Responding to guidance issued by the Medicines and Healthcare products Regulatory Agency (MHRA), advising that cough and cold treatments should not be used for children under 6 years of age, the Royal Pharmaceutical Society of Great Britain (RPSGB) has issued the following advice to parents.
RPSGB’s Director of Policy, David Pruce, says:
“In view of the MHRA’s new guidance, the RPSGB considers it good practice to restrict the use of some over-the-counter (OTC) products for the treatment of cough and cold symptoms in children under 6 years of age.
“For children under 6 who have uncomplicated coughs and colds, the following medicines are suitable for use:
– Paracetamol or ibuprofen to relieve pain and lower temperature;
– Simple non-pharmacological cough mixtures for the treatment of coughs (for example paediatric simple linctus or those containing glycerol or honey and lemon);
– Vapour rubs and inhalant decongestants which can be applied to children’s clothing to provide relief of stuffy or blocked nose for children and infants over 3 months. Saline (Sodium Chloride 0.9%) nose drops can be helpful particularly in infants who are having difficulty feeding.
Further research is required on how effective OTC medicines are for coughs and colds in children over 6 years. Parents with young children experiencing a cough or cold should seek the advice of their community pharmacist about the best treatment to relieve symptoms,” said David Pruce.
“It is important to emphasise that these products have been used safely for many years.

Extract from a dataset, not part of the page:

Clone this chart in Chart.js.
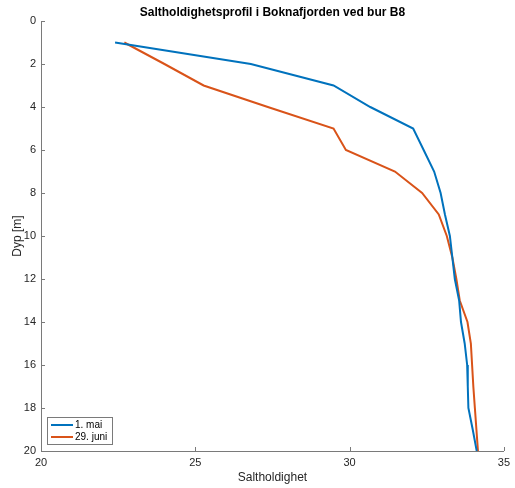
<!DOCTYPE html>
<html>
<head>
<meta charset="utf-8">
<script src="https://cdn.jsdelivr.net/npm/chart.js@4"></script>
<style>
  html, body { margin: 0; padding: 0; background: #fff; }
  #wrap { width: 515px; height: 488px; }
</style>
</head>
<body>
<div id="wrap"><canvas id="myChart" width="515" height="488"></canvas></div>
<script>
// dybde i meter
const dyp = [1, 2, 3, 4, 5, 6, 7, 8, 9, 10, 11, 12, 13, 14, 15, 16, 17, 18, 19, 20];
// saltholdighet per dybde
const mai = [22.4, 26.8, 29.48, 30.67, 32.06, 32.4, 32.74, 32.95, 33.09, 33.25, 33.33, 33.41, 33.55, 33.61, 33.73, 33.81, 33.83, 33.85, 33.99, 34.12];
const juni = [22.7, 24.0, 25.27, 27.35, 29.48, 29.88, 31.47, 32.35, 32.89, 33.15, 33.33, 33.46, 33.57, 33.82, 33.93, 33.97, 34.01, 34.06, 34.11, 34.16];
const serieNavn = ['1. mai', '29. juni'];
const xTicks = [20, 25, 30, 35];
const yTicks = [0, 2, 4, 6, 8, 10, 12, 14, 16, 18, 20];
const tittel = 'Saltholdighetsprofil i Boknafjorden ved bur B8';

const font = "'Liberation Sans', Arial, sans-serif";
const axisColor = '#7a7a7a';

function punkter(verdier) {
  return verdier.map((v, i) => ({x: v, y: dyp[i]}));
}

// tittel sentrert over selve plottet (som MATLAB)
const plotTittel = {
  id: 'plotTittel',
  afterDraw(chart) {
    const {ctx, chartArea} = chart;
    ctx.save();
    ctx.font = 'bold 12px ' + font;
    ctx.fillStyle = '#000';
    ctx.textAlign = 'center';
    ctx.textBaseline = 'middle';
    ctx.fillText(tittel, (chartArea.left + chartArea.right) / 2, 13);
    ctx.restore();
  }
};

// små tick-streker inn i plottet, som i MATLAB
const innTicks = {
  id: 'innTicks',
  afterDraw(chart) {
    const {ctx, chartArea, scales} = chart;
    ctx.save();
    ctx.strokeStyle = axisColor;
    ctx.lineWidth = 1;
    ctx.beginPath();
    xTicks.forEach(t => {
      const px = Math.round(scales.x.getPixelForValue(t)) + 0.5;
      ctx.moveTo(px, chartArea.bottom);
      ctx.lineTo(px, chartArea.bottom - 4);
    });
    yTicks.forEach(t => {
      const py = Math.round(scales.y.getPixelForValue(t)) + 0.5;
      ctx.moveTo(chartArea.left, py);
      ctx.lineTo(chartArea.left + 4, py);
    });
    ctx.stroke();
    ctx.restore();
  }
};

// legende nede til venstre inne i plottet
const innLegende = {
  id: 'innLegende',
  afterDraw(chart) {
    const {ctx, chartArea} = chart;
    const x0 = chartArea.left + 6, y0 = chartArea.bottom - 34;
    const w = 65, h = 27;
    ctx.save();
    ctx.fillStyle = '#fff';
    ctx.fillRect(x0, y0, w, h);
    ctx.strokeStyle = axisColor;
    ctx.lineWidth = 1;
    ctx.strokeRect(x0 + 0.5, y0 + 0.5, w, h);
    ctx.font = '10px ' + font;
    ctx.textBaseline = 'middle';
    chart.data.datasets.forEach((ds, i) => {
      const yy = y0 + 8 + i * 12;
      ctx.strokeStyle = ds.borderColor;
      ctx.lineWidth = 2;
      ctx.beginPath();
      ctx.moveTo(x0 + 4, yy);
      ctx.lineTo(x0 + 26, yy);
      ctx.stroke();
      ctx.fillStyle = '#000';
      ctx.fillText(ds.label, x0 + 28, yy);
    });
    ctx.restore();
  }
};

new Chart(document.getElementById('myChart'), {
  type: 'scatter',
  data: {
    datasets: [{
      label: serieNavn[0],
      data: punkter(mai),
      showLine: true,
      borderColor: '#0072BD',
      backgroundColor: '#0072BD',
      borderWidth: 2,
      pointRadius: 0,
      tension: 0
    }, {
      label: serieNavn[1],
      data: punkter(juni),
      showLine: true,
      borderColor: '#D95319',
      backgroundColor: '#D95319',
      borderWidth: 2,
      pointRadius: 0,
      tension: 0
    }]
  },
  options: {
    responsive: false,
    animation: false,
    layout: { padding: {top: 21, left: 0, right: 9, bottom: 0} },
    plugins: {
      legend: { display: false },
      tooltip: { enabled: false },
      title: { display: false }
    },
    scales: {
      x: {
        type: 'linear',
        min: 20, max: 35,
        afterBuildTicks: s => { s.ticks = xTicks.map(v => ({value: v})); },
        afterFit: s => { s.height = 37; },
        grid: { display: false, drawTicks: false },
        border: { color: axisColor, width: 1 },
        ticks: { color: '#262626', font: {family: font, size: 11}, padding: 5, maxRotation: 0 },
        title: { display: true, text: 'Saltholdighet', color: '#262626',
                 font: {family: font, size: 12}, padding: {top: 0, bottom: 3} }
      },
      y: {
        type: 'linear',
        reverse: true,
        min: 0, max: 20,
        afterBuildTicks: s => { s.ticks = yTicks.map(v => ({value: v})); },
        afterFit: s => { s.width = 41; },
        grid: { display: false, drawTicks: false },
        border: { color: axisColor, width: 1 },
        ticks: { color: '#262626', font: {family: font, size: 11}, padding: 5 },
        title: { display: true, text: 'Dyp [m]', color: '#262626',
                 font: {family: font, size: 12}, padding: {top: 10, bottom: 0} }
      }
    }
  },
  plugins: [plotTittel, innTicks, innLegende]
});
</script>
</body>
</html>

However, having reviewed all the available evidence, experts now recommend that the lack of robust evidence of their effectiveness in young children and the small risk of adverse effects means that we no longer recommend their use in children under 6.
“Children between 6 and 12 years old are less likely to suffer from adverse effects of these medicines. Further clinical trials being conducted now will clarify how effective these medicines are in this age group. In the mean time, parents should seek the advice of their pharmacist. Pharmacists are experts in medicines and are well placed in the heart of communities to offer advice to members of the public who may have concerns about safe treatments for children.”